The cumulative effect of these systemic problems resulted in the hospital's inability to ensure the provision of quality healthcare in a safe and sanitary environment.
VIOLATION: QAPI Tag No: A0263
Based on observation, staff interview, review of administrative documents and national standards of practice, the hospital failed to develop and maintain an effective, comprehensive, ongoing, hospital-wide, data-driven quality assessment and performance improvement program for all the departments in the hospital when:

1. Surgical Services had no system in place to ensure the sterility of surgical instruments. The hospital did not collect data and did not implement a monitoring system to track whether or not staff were following accepted national standards of practice and hospital policy and procedure for sterilizing surgical instruments. (refer to A 283 and A 951)
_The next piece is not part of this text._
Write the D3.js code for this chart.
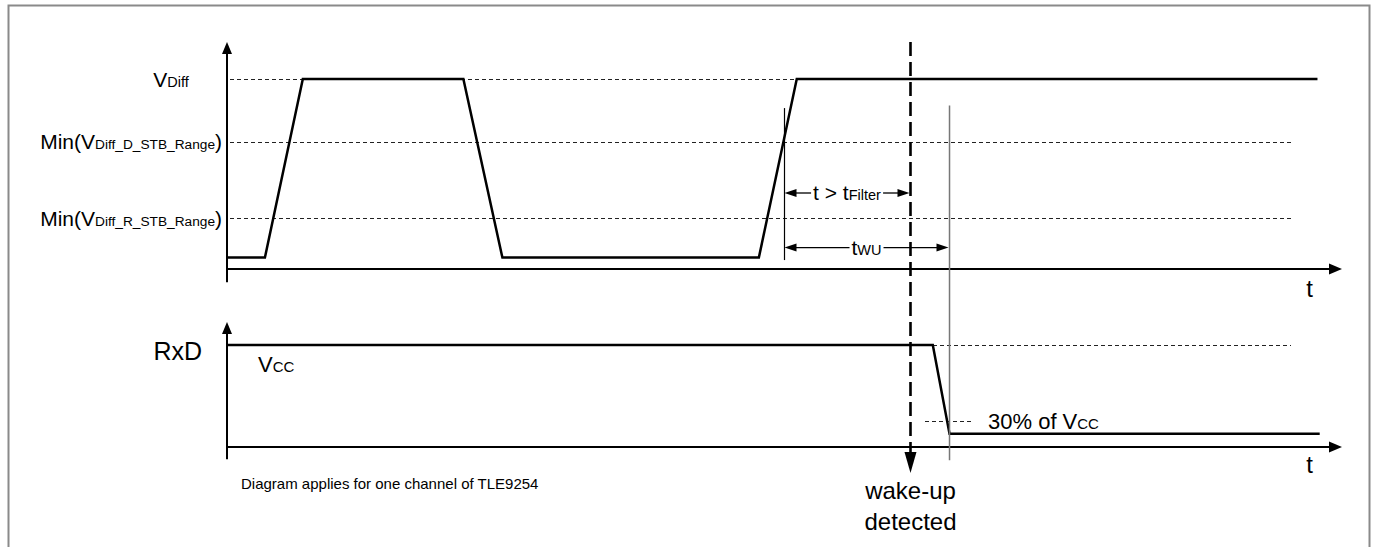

2. The Sterile Processing Department (SPD) had no system in place to ensure endoscopic instruments were cleaned, maintained, and stored according to the manufacturers instructions for use and national standards of practice. (refer to A 283 and A 749 findings 1 - 6)

3. There was no quality assurance oversight and monitoring in place to ensure the sanitary condition and routine maintenance of ice machines. (refer to A 283 and A 749 findings 13 and 14)

4. There was no quality assurance oversight and monitoring in place to ensure patient food refrigerators and lab specimen refrigerators were routinely cleaned and maintained. (refer to A 283 and A 749 findings 11 and 12)

5. There was no quality assurance oversight and monitoring in place to ensure NICU staff followed hospital policy and procedure related to labeling of breast milk (specific to each neonate [infant]). (refer to A 283 and A 749 finding 10)

The cumulative effect of these systemic problems resulted in the hospital's inability to ensure the provision of quality healthcare in a safe and sanitary environment.